I did some investigation, and found that he was exactly right - there were places (deep inside the vector code, for example) which called std::memcpy(null, null, 0) - which is definitely UB.
In an ideal world, our C library would define ::memcpy with the correct annotations, and libc++ would import that into namespace std, and we’d be golden.
But we don’t have a C library - we use whatever is provided by the system we’re running on, so that’s not really an option.
For my testing, I changed libc++'s header:
-using ::memcpy;
+inline _LIBCPP_INLINE_VISIBILITY
+void* memcpy(void* __s1, const void* __s2, size_t __n) attribute((nonnull(1, 2)))

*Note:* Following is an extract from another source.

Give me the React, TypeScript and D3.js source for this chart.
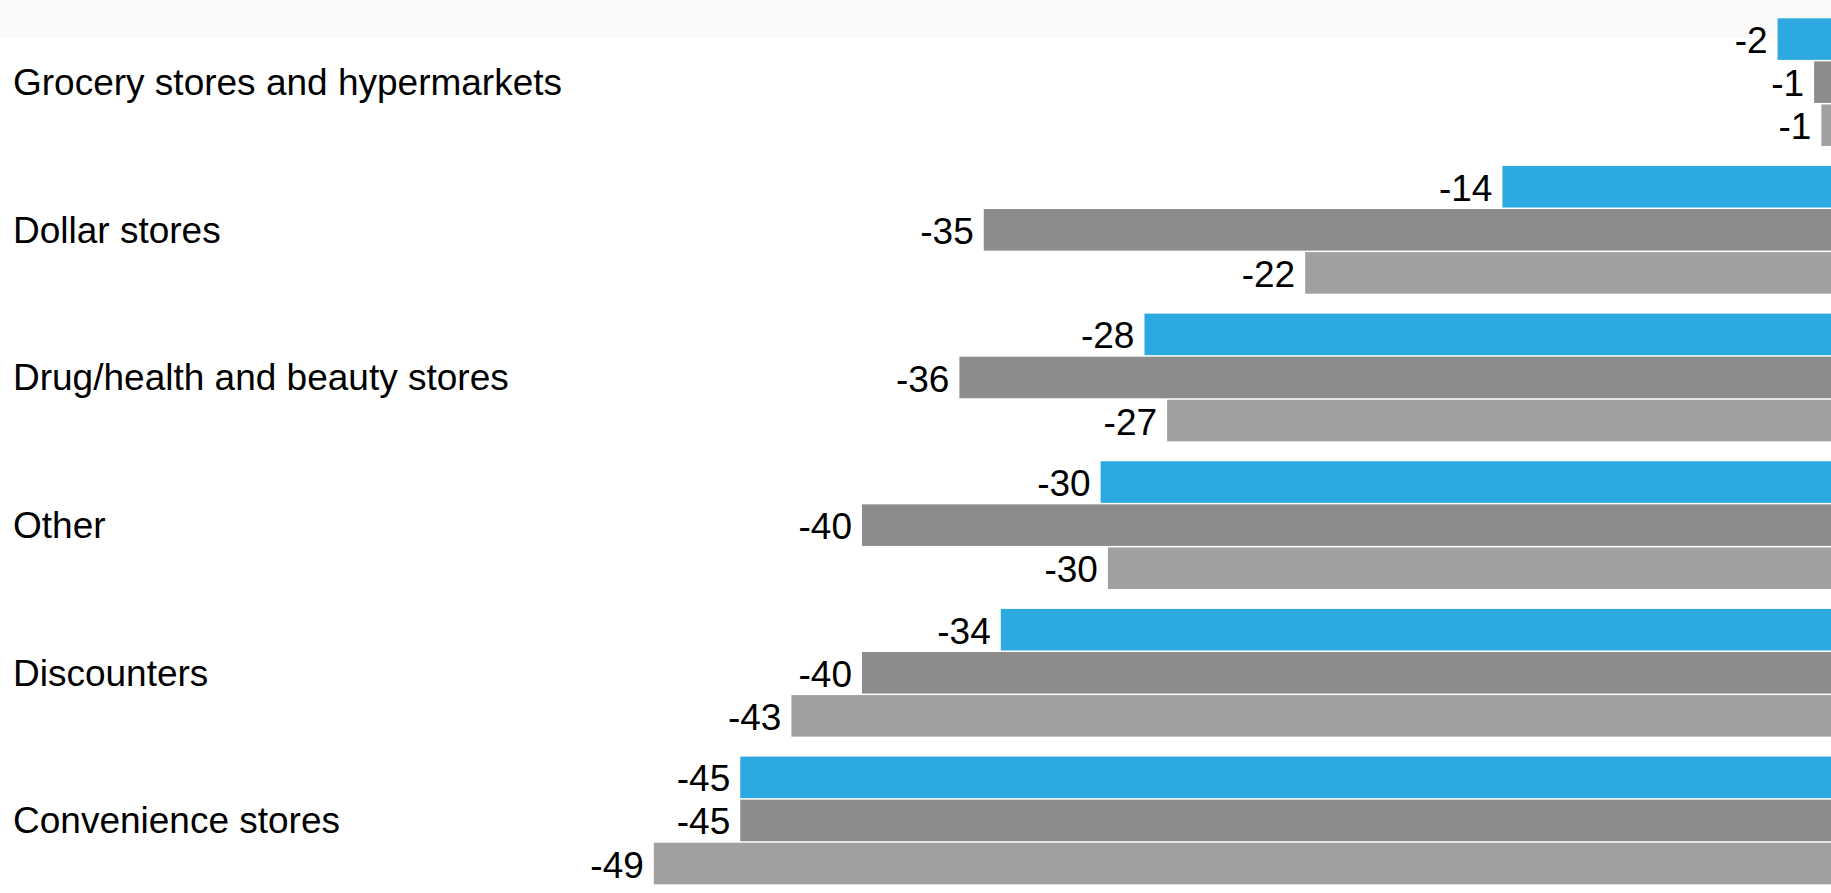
import React from "react";
import * as d3 from "d3";

const categories = [
  "Grocery stores and hypermarkets",
  "Dollar stores",
  "Drug/health and beauty stores",
  "Other",
  "Discounters",
  "Convenience stores",
];
const seriesNames = ["Series A", "Series B", "Series C"];
const seriesA = [-2.4, -13.7, -28.4, -30.2, -34.3, -45.0];
const seriesB = [-0.9, -35.0, -36.0, -40.0, -40.0, -45.0];
const seriesC = [-0.6, -21.8, -27.47, -29.9, -42.9, -48.55];
const seriesColors = ["#2DA9E1", "#8C8C8C", "#A0A0A0"];

const W = 1831;
const H = 893;
const FONT = "'Liberation Sans', Arial, Helvetica, sans-serif";

export default function App() {
  const seriesValues = [seriesA, seriesB, seriesC];
  const x = d3.scaleLinear().domain([0, -50]).range([1836, 1836 - 50 * 24.35]);
  const y = d3
    .scaleBand<string>()
    .domain(categories)
    .range([18.3, 884.3])
    .paddingInner(0.135)
    .paddingOuter(0);
  const yInner = d3
    .scaleBand<string>()
    .domain(seriesNames)
    .range([0, y.bandwidth()])
    .paddingInner(0.035);

  return (
    <svg
      width={W}
      height={H}
      style={{ position: "absolute", left: 0, top: 0, display: "block" }}
      fontFamily={FONT}
    >
      <rect x={0} y={0} width={W} height={H} fill="#ffffff" />
      <rect x={0} y={0} width={W} height={38} fill="#fafafa" />
      {categories.map((cat, i) => {
        const gy = y(cat) as number;
        return (
          <g key={cat}>
            <text
              x={13}
              y={gy + y.bandwidth() / 2}
              dy="0.35em"
              fontSize={37}
              fill="#000"
            >
              {cat}
            </text>
            {seriesNames.map((s, j) => {
              const v = seriesValues[j][i];
              const by = gy + (yInner(s) as number);
              const x0 = x(v);
              const x1 = x(0);
              return (
                <g key={s}>
                  <rect
                    x={x0}
                    y={by}
                    width={x1 - x0}
                    height={yInner.bandwidth()}
                    fill={seriesColors[j]}
                  />
                  <text
                    x={x0 - 10}
                    y={by + yInner.bandwidth() / 2}
                    dy="0.38em"
                    textAnchor="end"
                    fontSize={37}
                    fill="#000"
                  >
                    {`${Math.round(v)}`}
                  </text>
                </g>
              );
            })}
          </g>
        );
      })}
    </svg>
  );
}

+{ return ::memcpy(__s1, __s2, __n); }
(similarly for memmove and memcmp), and I found several cases of simple code that now UBSAN fires off on:
such as: std::vector v; v.push_back(1);
and : int *p = NULL; std::copy(p,p,p);
This seems fairly useful to me.
I would like to hear other people’s opinions about:
-
Is adding this kind of UB detection something that people want in libc++?
-
What do people think about wrapping the C library functions to enable UBSAN to catch them (this is a separate Q from the first Q, because I can see putting these kind of parameter checks into functions that have no counterpart in the C library). Sadly, this would NOT affect calls to ::memcpy (for example), just std::memcpy.
-
Is that the best way to annotate the declarations? Is there a more portable, standard way to do this (things that start with double underscores worry me). In any case, I would probably wrap this in a macro to support compilers that don’t understand whatever mechanism we end up using.